L’affaire, portée en première instance devant le bailliage de Montdidier prescrit une visite d’experts entrepreneurs pour examiner les lieux contentieux. Une première expertise donne raison à la paroisse, en considérant que les « befroy, clocher et chapelle…sont unis et liez avec le cœur de lad. esglise et sont séparés de la nef ». Sur contestation de l’abbé, une nouvelle expertise est organisée en janvier 1748. La fabrique paroissiale désigne comme experts François Sénéchal, charpentier à Montdidier, et Jean Decagny, dit Gros-Jean, maçon à Montigny. Le 10 février, l’abbé nomme pour ses experts Toussaint Vuiart, maçon à Hédencourt, et Paul Carlier, charpentier à Montdidier. Ce sont ces entrepreneurs qui lèvent une première série de plans, coupes et élévations.

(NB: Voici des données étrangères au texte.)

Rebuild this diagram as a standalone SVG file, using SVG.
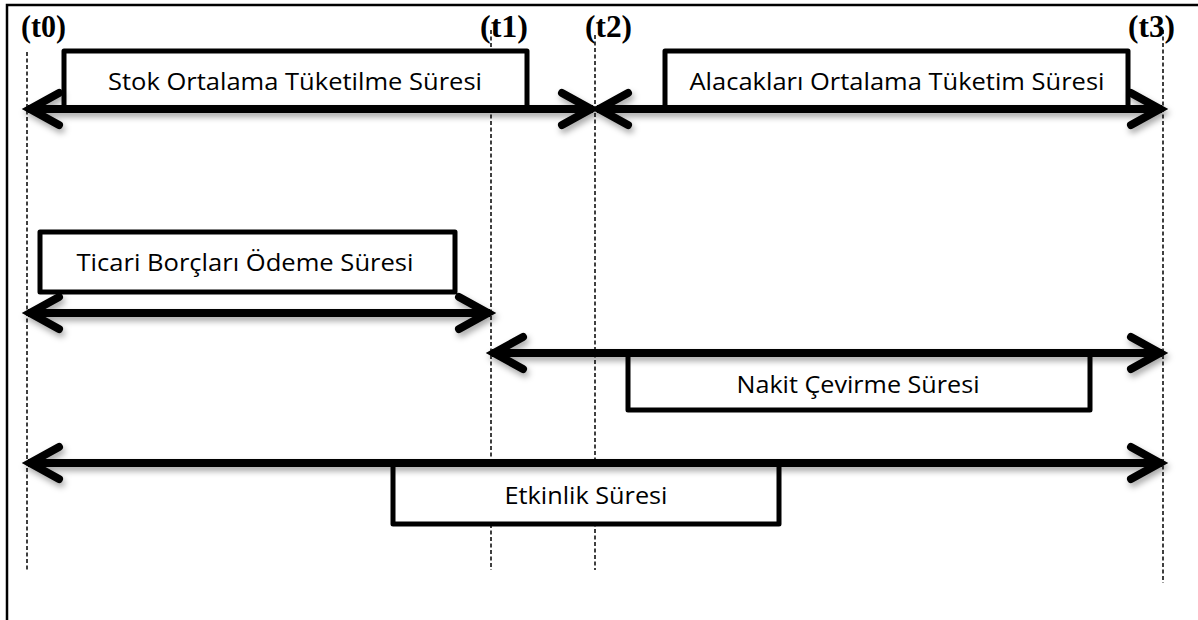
<svg xmlns="http://www.w3.org/2000/svg" width="1198" height="620" viewBox="0 0 1198 620">
<style>
.frame{stroke:#000;stroke-width:2.5;fill:none}
.guide{stroke:#000;stroke-width:1.5;stroke-dasharray:4 2.5;fill:none}
.tl{font-family:"Liberation Serif",serif;font-weight:bold;font-size:31px;fill:#000}
.box{fill:#fff;stroke:#000;stroke-width:5;stroke-linejoin:round}
.lbl{font-family:"Open Sans","Noto Sans",sans-serif;font-size:24px;fill:#000;text-anchor:middle}
.arr{stroke:#000;stroke-width:8;fill:none;marker-start:url(#head);marker-end:url(#head)}
</style>
<defs>
<marker id="head" markerUnits="userSpaceOnUse" orient="auto-start-reverse" markerWidth="60" markerHeight="60" refX="0" refY="0" viewBox="-40 -30 50 60" overflow="visible">
<path d="M-31,-16 L-2,0 L-31,16" fill="none" stroke="#000" stroke-width="8" stroke-linecap="round" stroke-linejoin="miter"/>
</marker>
<filter id="sh" x="-5%" y="-50%" width="110%" height="200%">
<feDropShadow dx="2" dy="4" stdDeviation="3" flood-color="#000" flood-opacity="0.35"/>
</filter>
</defs>
<rect x="0" y="0" width="1198" height="620" fill="#fff"/>
<path class="frame" d="M7,620 V5 H1198"/>
<g id="guides">
<line class="guide" x1="27" y1="52" x2="27" y2="570"/>
<line class="guide" x1="491" y1="30" x2="491" y2="570"/>
<line class="guide" x1="595" y1="35" x2="595" y2="570"/>
<line class="guide" x1="1163" y1="30" x2="1163" y2="583"/>
</g>
<g id="time-labels">
<text class="tl" x="21" y="37" textLength="45" lengthAdjust="spacingAndGlyphs">(t0)</text>
<text class="tl" x="480" y="37" textLength="48" lengthAdjust="spacingAndGlyphs">(t1)</text>
<text class="tl" x="585" y="37" textLength="47" lengthAdjust="spacingAndGlyphs">(t2)</text>
<text class="tl" x="1128" y="37" textLength="47" lengthAdjust="spacingAndGlyphs">(t3)</text>
</g>
<g id="node-stok">
<rect class="box" x="64" y="51" width="463" height="58"/>
<text class="lbl" x="295" y="90" textLength="374" lengthAdjust="spacingAndGlyphs">Stok Ortalama Tüketilme Süresi</text>
</g>
<g id="node-alacak">
<rect class="box" x="665" y="51" width="463" height="58"/>
<text class="lbl" x="897" y="90" textLength="415" lengthAdjust="spacingAndGlyphs">Alacakları Ortalama Tüketim Süresi</text>
</g>
<g id="node-ticari">
<rect class="box" x="40" y="232" width="415" height="60"/>
<text class="lbl" x="245" y="271" textLength="337" lengthAdjust="spacingAndGlyphs">Ticari Borçları Ödeme Süresi</text>
</g>
<g id="node-nakit">
<rect class="box" x="628" y="353" width="462" height="57"/>
<text class="lbl" x="858" y="393" textLength="243" lengthAdjust="spacingAndGlyphs">Nakit Çevirme Süresi</text>
</g>
<g id="node-etkinlik">
<rect class="box" x="393" y="463" width="386" height="61"/>
<text class="lbl" x="586" y="504" textLength="163" lengthAdjust="spacingAndGlyphs">Etkinlik Süresi</text>
</g>
<g id="connectors" filter="url(#sh)">
<line class="arr" x1="28" y1="109" x2="593" y2="109"/>
<line class="arr" x1="597" y1="109" x2="1162" y2="109"/>
<line class="arr" x1="28" y1="313" x2="490" y2="313"/>
<line class="arr" x1="492" y1="353" x2="1162" y2="353"/>
<line class="arr" x1="28" y1="463" x2="1162" y2="463"/>
</g>
</svg>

En juin 1748, une nouvelle visite d’experts et un nouveau levé de plans sont demandés contradictoirement par l’abbé. Cette fois, des architectes apparaissent parmi les experts désignés. Pour le curé et la paroisse, ce sont Louis Deay ou Deshayes (?), « architecque et maitre masson », et Thomas Lefebvre, maître charpentier, demeurant tous deux à Beauvais. L’abbé de Breteuil nomme pour sa part un praticien reconnu, Christophe Projet, architecte de l’abbaye de Corbie, et un certain François Dallongeville, maître charpentier à Villers-lès-Roye.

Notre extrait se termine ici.